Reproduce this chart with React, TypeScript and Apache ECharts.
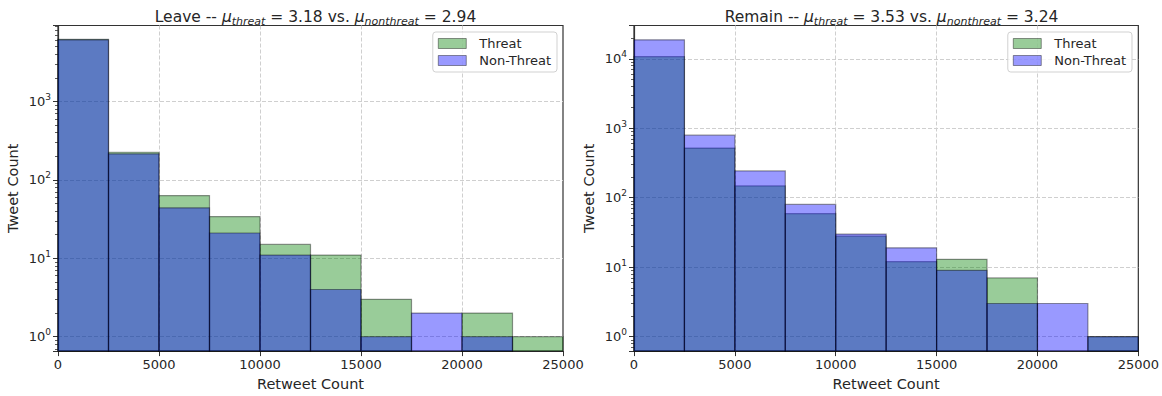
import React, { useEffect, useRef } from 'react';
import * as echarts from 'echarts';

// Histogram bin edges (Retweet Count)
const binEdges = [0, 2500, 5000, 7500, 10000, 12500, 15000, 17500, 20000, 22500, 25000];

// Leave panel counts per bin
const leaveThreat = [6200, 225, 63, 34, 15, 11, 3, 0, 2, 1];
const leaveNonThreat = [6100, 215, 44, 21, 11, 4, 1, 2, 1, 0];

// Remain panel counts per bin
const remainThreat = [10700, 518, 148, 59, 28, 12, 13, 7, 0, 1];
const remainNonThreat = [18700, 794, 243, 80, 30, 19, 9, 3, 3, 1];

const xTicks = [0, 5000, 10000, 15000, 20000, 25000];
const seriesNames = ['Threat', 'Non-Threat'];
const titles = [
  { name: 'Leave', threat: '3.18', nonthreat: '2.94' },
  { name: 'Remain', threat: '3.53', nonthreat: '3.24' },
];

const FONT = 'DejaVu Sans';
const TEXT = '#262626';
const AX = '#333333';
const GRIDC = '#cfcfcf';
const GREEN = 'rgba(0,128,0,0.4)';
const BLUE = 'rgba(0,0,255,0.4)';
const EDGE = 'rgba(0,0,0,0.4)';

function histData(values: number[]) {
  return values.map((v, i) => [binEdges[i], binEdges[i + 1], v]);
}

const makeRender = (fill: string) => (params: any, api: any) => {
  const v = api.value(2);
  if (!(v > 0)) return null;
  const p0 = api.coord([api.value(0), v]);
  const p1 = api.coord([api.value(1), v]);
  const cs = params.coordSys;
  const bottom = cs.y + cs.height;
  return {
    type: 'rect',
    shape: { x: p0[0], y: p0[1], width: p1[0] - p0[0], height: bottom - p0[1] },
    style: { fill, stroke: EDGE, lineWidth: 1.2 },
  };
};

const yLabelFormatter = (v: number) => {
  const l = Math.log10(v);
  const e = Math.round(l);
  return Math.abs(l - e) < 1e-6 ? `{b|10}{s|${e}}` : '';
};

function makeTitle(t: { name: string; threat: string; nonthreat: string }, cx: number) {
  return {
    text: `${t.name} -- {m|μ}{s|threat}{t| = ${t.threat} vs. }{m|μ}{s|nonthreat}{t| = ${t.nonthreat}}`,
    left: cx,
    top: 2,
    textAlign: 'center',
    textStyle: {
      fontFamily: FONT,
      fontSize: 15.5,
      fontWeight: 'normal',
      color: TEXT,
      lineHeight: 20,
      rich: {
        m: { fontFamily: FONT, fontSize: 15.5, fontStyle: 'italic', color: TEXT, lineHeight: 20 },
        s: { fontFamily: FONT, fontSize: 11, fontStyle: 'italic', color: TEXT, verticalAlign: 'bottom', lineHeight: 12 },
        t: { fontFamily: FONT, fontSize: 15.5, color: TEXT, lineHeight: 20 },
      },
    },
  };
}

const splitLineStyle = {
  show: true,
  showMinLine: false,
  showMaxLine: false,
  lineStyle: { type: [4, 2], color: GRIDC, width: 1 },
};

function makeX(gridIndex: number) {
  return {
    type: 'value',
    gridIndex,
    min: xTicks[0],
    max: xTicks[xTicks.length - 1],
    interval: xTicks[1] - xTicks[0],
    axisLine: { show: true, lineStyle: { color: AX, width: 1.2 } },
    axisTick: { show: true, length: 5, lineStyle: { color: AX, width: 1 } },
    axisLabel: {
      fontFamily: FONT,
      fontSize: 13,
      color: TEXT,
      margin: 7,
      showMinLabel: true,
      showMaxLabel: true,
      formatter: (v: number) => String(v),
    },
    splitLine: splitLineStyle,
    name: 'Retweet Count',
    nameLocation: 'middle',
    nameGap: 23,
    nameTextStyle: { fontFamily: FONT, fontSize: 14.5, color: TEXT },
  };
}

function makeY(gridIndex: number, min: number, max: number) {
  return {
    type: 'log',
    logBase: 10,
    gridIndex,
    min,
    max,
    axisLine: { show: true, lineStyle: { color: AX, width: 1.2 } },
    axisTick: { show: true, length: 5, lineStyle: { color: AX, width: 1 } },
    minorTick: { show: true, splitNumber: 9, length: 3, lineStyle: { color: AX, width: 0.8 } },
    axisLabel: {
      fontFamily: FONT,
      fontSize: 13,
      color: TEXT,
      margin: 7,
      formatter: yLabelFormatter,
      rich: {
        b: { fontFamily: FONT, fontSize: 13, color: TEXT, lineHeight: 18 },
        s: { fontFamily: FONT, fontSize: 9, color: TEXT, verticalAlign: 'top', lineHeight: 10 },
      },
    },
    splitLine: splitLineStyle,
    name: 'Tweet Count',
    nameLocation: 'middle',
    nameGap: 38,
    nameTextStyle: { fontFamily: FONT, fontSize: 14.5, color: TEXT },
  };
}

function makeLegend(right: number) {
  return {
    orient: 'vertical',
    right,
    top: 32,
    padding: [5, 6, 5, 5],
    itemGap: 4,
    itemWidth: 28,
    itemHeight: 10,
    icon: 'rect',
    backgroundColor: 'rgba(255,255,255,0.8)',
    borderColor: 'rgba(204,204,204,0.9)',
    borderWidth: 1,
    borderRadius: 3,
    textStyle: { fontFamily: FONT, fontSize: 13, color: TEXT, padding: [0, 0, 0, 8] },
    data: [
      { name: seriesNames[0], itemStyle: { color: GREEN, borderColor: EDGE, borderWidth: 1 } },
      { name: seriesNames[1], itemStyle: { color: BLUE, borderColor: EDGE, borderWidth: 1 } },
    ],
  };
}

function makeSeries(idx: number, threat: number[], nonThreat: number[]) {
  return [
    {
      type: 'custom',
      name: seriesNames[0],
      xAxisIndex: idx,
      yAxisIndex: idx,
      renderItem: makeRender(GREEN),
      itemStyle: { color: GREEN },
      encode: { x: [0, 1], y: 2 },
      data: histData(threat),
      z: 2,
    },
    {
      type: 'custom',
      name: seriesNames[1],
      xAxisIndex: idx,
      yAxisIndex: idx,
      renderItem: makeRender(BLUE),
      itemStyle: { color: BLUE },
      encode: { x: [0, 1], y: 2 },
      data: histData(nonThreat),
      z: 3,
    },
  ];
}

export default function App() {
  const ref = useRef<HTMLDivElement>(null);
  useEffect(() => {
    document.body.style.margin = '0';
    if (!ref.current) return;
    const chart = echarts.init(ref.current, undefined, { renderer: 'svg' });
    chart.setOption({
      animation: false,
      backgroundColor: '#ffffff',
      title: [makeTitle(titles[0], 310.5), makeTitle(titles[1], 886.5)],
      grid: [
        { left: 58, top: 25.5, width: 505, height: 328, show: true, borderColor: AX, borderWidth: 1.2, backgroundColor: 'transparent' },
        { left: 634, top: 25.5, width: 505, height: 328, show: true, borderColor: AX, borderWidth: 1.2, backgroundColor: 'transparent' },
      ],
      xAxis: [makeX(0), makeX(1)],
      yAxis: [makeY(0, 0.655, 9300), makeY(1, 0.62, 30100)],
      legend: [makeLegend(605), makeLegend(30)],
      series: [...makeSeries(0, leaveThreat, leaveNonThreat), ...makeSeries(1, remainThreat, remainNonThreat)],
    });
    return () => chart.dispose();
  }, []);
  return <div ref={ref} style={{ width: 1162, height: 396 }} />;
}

_DO THIS_: Would you reproduce the lines above, from the very first through the line containing "19, 9, 3, 3, 1];", exactly and without the pictures?

_WRITTEN SOLUTION_:
Reproduce this chart with React, TypeScript and Apache ECharts.
import React, { useEffect, useRef } from 'react';
import * as echarts from 'echarts';

// Histogram bin edges (Retweet Count)
const binEdges = [0, 2500, 5000, 7500, 10000, 12500, 15000, 17500, 20000, 22500, 25000];

// Leave panel counts per bin
const leaveThreat = [6200, 225, 63, 34, 15, 11, 3, 0, 2, 1];
const leaveNonThreat = [6100, 215, 44, 21, 11, 4, 1, 2, 1, 0];

// Remain panel counts per bin
const remainThreat = [10700, 518, 148, 59, 28, 12, 13, 7, 0, 1];
const remainNonThreat = [18700, 794, 243, 80, 30, 19, 9, 3, 3, 1];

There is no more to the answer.